** BEGIN Collected material **

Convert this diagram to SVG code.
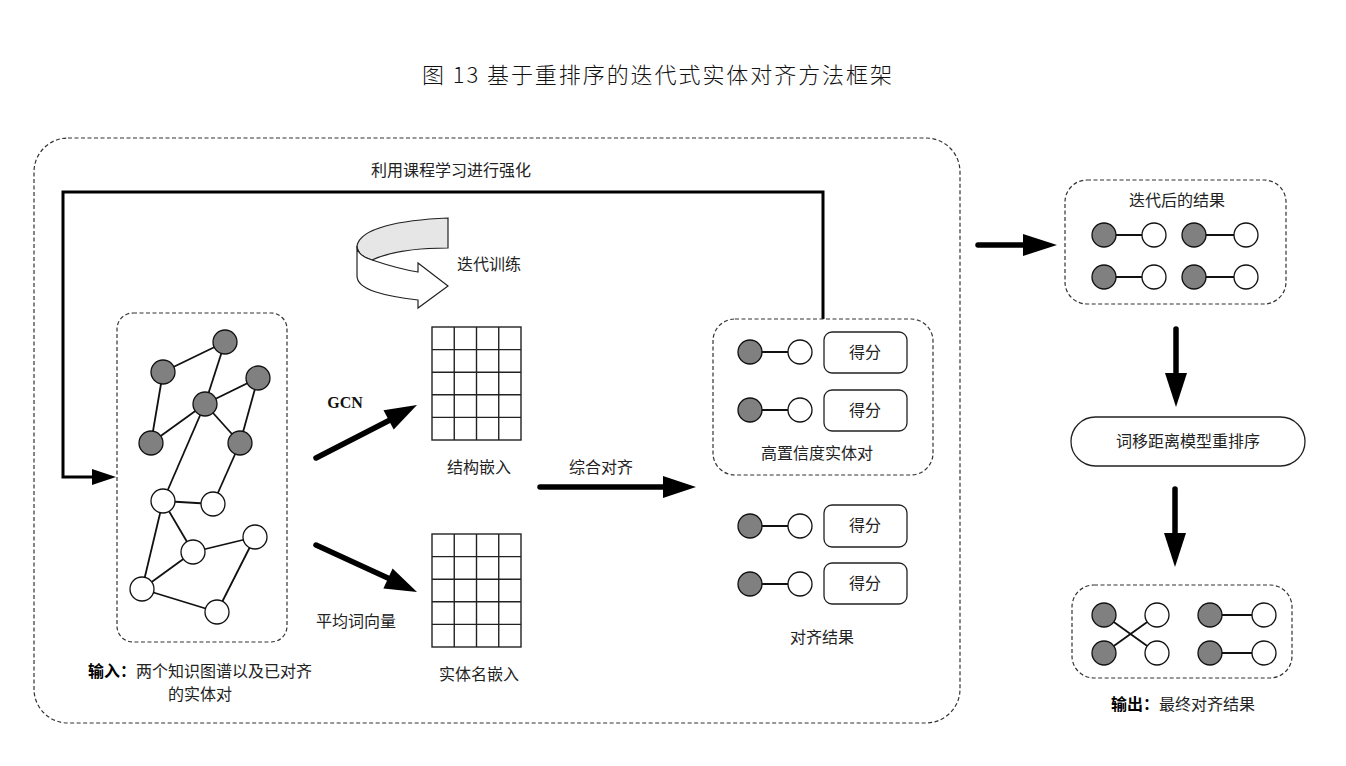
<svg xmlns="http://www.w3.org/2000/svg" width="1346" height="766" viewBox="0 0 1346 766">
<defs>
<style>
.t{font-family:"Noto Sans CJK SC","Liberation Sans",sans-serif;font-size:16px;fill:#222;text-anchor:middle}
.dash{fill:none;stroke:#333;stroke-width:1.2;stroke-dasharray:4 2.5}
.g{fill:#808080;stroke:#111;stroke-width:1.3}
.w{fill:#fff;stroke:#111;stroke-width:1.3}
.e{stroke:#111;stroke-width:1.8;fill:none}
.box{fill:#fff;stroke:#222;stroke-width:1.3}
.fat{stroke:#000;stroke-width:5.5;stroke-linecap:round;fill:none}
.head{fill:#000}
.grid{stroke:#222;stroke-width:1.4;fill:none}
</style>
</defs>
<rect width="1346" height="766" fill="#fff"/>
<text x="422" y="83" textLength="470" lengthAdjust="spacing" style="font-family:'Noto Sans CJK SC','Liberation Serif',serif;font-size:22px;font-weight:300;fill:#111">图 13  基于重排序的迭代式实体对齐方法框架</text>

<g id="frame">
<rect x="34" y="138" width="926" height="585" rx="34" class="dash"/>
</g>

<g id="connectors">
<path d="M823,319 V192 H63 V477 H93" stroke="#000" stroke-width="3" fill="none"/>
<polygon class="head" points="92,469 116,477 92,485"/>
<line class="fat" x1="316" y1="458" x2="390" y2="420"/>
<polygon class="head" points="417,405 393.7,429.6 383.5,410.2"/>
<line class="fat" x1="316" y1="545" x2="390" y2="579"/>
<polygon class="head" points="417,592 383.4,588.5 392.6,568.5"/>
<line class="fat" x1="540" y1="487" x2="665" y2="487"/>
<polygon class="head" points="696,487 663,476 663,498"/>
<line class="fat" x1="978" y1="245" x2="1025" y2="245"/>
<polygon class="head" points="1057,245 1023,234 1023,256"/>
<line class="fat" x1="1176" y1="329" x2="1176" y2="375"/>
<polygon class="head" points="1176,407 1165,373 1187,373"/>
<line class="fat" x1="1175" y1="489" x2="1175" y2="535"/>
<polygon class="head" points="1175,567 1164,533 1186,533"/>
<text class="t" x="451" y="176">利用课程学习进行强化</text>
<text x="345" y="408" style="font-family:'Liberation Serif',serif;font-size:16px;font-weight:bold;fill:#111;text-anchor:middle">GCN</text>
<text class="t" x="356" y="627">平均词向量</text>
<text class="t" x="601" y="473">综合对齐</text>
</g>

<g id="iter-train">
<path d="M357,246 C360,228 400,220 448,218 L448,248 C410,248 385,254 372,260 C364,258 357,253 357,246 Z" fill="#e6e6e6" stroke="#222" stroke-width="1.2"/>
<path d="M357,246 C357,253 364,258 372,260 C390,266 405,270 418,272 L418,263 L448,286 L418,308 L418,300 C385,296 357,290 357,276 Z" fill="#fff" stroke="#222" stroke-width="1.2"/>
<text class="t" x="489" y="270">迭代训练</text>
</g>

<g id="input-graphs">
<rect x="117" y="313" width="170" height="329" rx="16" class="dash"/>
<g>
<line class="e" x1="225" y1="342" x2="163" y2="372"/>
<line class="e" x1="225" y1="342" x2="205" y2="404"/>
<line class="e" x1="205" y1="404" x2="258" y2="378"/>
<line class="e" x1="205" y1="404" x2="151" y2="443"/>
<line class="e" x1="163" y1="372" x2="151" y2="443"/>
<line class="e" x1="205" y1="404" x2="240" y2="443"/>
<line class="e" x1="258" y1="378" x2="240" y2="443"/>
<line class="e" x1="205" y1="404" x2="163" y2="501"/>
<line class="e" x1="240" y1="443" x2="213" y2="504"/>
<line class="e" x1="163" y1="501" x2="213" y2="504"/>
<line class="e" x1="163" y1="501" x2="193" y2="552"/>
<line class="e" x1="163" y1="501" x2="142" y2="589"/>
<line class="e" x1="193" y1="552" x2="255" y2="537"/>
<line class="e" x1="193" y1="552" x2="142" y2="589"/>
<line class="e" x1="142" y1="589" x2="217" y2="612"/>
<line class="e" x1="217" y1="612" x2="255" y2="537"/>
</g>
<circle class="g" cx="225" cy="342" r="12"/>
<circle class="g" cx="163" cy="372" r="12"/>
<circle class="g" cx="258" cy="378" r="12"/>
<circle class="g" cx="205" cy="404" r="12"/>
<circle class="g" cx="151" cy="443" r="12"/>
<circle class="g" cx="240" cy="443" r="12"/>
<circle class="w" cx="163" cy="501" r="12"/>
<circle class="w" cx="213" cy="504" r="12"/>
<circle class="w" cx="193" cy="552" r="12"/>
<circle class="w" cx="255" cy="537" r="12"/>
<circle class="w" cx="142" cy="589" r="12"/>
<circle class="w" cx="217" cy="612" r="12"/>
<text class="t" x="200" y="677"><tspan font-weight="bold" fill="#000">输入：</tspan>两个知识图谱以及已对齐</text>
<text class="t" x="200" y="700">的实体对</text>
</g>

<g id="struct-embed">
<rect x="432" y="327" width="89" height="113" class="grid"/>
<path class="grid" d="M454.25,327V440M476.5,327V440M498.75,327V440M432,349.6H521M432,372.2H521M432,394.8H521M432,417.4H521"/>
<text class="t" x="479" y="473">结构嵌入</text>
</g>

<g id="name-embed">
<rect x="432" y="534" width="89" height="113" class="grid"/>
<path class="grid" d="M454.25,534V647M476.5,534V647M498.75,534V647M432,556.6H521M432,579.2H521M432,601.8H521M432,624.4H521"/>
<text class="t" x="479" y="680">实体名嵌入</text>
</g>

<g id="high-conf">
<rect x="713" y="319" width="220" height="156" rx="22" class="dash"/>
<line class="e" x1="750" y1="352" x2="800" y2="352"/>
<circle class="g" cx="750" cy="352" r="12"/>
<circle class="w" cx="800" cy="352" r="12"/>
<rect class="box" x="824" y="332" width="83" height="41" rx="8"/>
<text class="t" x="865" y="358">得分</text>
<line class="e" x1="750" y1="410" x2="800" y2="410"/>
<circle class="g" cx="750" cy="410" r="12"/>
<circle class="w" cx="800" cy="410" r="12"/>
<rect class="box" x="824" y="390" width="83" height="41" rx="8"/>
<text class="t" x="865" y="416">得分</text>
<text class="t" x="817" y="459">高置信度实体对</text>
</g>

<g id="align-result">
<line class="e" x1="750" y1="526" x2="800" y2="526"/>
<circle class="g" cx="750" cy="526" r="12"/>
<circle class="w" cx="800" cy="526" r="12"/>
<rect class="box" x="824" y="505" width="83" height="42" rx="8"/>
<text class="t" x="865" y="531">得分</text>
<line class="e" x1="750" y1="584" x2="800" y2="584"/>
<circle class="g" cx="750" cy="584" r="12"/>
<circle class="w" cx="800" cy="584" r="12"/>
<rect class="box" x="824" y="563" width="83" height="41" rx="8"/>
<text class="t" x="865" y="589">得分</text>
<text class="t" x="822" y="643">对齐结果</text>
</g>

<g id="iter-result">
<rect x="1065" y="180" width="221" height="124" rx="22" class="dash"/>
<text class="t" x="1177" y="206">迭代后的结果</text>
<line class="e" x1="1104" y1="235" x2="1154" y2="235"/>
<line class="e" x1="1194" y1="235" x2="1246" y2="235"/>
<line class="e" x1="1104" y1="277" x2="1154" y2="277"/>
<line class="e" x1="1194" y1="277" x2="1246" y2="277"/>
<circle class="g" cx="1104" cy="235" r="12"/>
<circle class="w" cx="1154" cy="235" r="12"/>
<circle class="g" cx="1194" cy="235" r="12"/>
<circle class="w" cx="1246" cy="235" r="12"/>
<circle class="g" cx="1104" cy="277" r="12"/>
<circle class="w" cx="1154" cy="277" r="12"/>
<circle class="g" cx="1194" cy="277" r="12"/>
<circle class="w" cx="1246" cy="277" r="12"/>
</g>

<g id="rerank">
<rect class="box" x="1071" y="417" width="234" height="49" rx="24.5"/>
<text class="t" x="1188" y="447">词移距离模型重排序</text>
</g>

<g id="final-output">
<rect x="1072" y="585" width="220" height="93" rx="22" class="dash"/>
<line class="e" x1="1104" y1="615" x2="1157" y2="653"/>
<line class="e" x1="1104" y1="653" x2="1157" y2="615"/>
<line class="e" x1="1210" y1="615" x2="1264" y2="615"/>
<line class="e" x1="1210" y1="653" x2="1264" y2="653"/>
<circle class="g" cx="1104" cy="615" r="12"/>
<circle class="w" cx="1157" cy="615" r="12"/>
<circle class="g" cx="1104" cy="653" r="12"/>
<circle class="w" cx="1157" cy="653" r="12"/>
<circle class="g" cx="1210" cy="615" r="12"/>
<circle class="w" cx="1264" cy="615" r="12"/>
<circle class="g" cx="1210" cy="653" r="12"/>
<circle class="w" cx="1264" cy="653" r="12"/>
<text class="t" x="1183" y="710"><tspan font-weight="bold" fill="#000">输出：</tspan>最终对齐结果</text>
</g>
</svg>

** END Collected material **

From the first line above to the line containing "Sans CJK SC','Liberation", repeat each line exactly. Pictures stay out.

Convert this diagram to SVG code.
<svg xmlns="http://www.w3.org/2000/svg" width="1346" height="766" viewBox="0 0 1346 766">
<defs>
<style>
.t{font-family:"Noto Sans CJK SC","Liberation Sans",sans-serif;font-size:16px;fill:#222;text-anchor:middle}
.dash{fill:none;stroke:#333;stroke-width:1.2;stroke-dasharray:4 2.5}
.g{fill:#808080;stroke:#111;stroke-width:1.3}
.w{fill:#fff;stroke:#111;stroke-width:1.3}
.e{stroke:#111;stroke-width:1.8;fill:none}
.box{fill:#fff;stroke:#222;stroke-width:1.3}
.fat{stroke:#000;stroke-width:5.5;stroke-linecap:round;fill:none}
.head{fill:#000}
.grid{stroke:#222;stroke-width:1.4;fill:none}
</style>
</defs>
<rect width="1346" height="766" fill="#fff"/>
<text x="422" y="83" textLength="470" lengthAdjust="spacing" style="font-family:'Noto Sans CJK SC','Liberation Serif',serif;font-size:22px;font-weight:300;fill:#111">图 13  基于重排序的迭代式实体对齐方法框架</text>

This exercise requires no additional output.